Google as an Internet Archive?
Interested in what people were saying the day after Barack Obama was elected president in 2008? Or how people reacted on the Web to the Chicago Whitesox winning the World Series in 2005? Or the early news on the Gulf oil spill on April 20, 2010?
When you search at Google, you can click on “more search tools” in the left column, and enter a “from” and “to” date in the custom range section. If you want to see what pages were showing up on Google on a search for Barack Obama on the day after the election, you can enter 11/4/2008 in the from and to fields. To see what pages were ranking on Google on the day after the Whitesox series ended, entering 10/28/2005 into the date range text boxes.
If you click on any of the results that appear, you see versions of pages listed in the results as they appear today. If you click on the Google cache links for those entries, you see the most recent cached versions of those pages. But, what if you saw a copy of the page as it appeared within the date range selected? What if Google decided that it would create an archive of the Web, where it showed older copies of web pages, and used the custom date range to help you find those pages?
A Google patent granted on April 20th gives us a glimpse at the possibility of Google being able to show us an archive of the Web.
As part of a series of patent filings from former Google employee Anna Lynn Patterson on phrase-based indexing, it probably shouldn’t come as a surprise (I wrote about the possibility a few years ago in (Google Archives to Appear Soon?). Before joining Google, Anna Patterson developed a search engine for the Internet Archive, so that searchers could view older versions of pages listed in the Archive’s index. That search tool, known as “Recall,” was removed from the Internet Archive around the time that Google was reported to have licensed some technology from Dr. Patterson, and then subsequently hire her.
The patent is:
Information retrieval system for archiving multiple document versions
Invented by Anna Lynn Patterson
Assigned to Google
US Patent 7,702,618
Granted April 20, 2010
Filed: January 25, 2005
An information retrieval system uses phrases to index, retrieve, organize and describe documents. Phrases are identified that predict the presence of other phrases in documents. Documents are the indexed according to their included phrases. Index data for multiple versions or instances of documents is also maintained. Each document instance is associated with a date range and relevance data derived from the document for the date range.

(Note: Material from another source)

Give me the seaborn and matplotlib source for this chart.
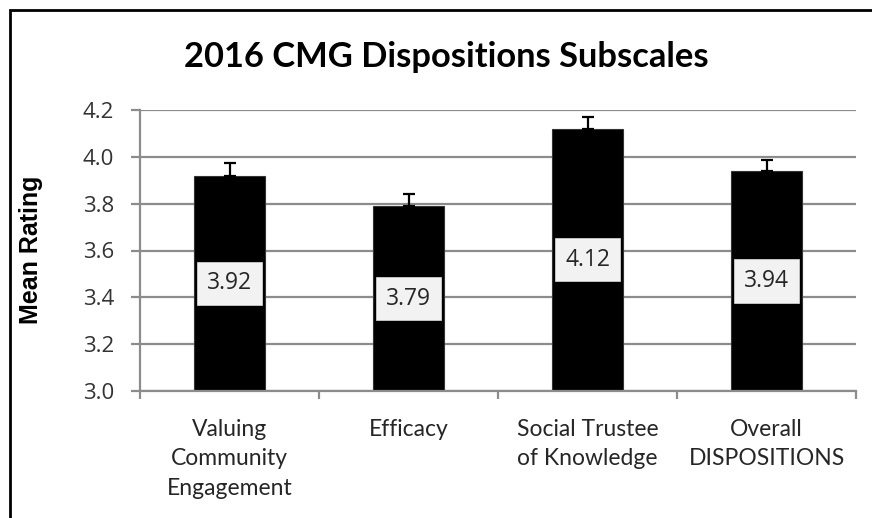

The patent’s description is mostly dedicated to details about phrase-based indexing, but it also jumps into how archived versions of documents might be stored and ranked.
Presently, Google collects the latest copies of pages it finds to display in a cache copy, and it includes links to the latest cached copy of documents along with search result listings for pages. Google has justified the use of a cached copy of pages as a way of giving people access to a page when there might be a problem with directly accessing the page, such as the server it is hosted upon being down. Google won’t cache copies of pages that use a meta noarchive tag, like the following:
<meta name=”googlebot” content=”noarchive”>
Will Google start showing archived copies of documents?
Many web pages change over time for a wide number of reasons, including news sites that may update a number of times a day, and require subscriptions to see older articles. Other pages change because of new ownership, new designs, new business models, updated content, corrections of older content.
It’s possible that many site owners may not want people to access older versions of their pages, for a number of reasons as well.
How would you feel about Google providing a historic archive of the Web, with the ability to search and view older versions of pages online?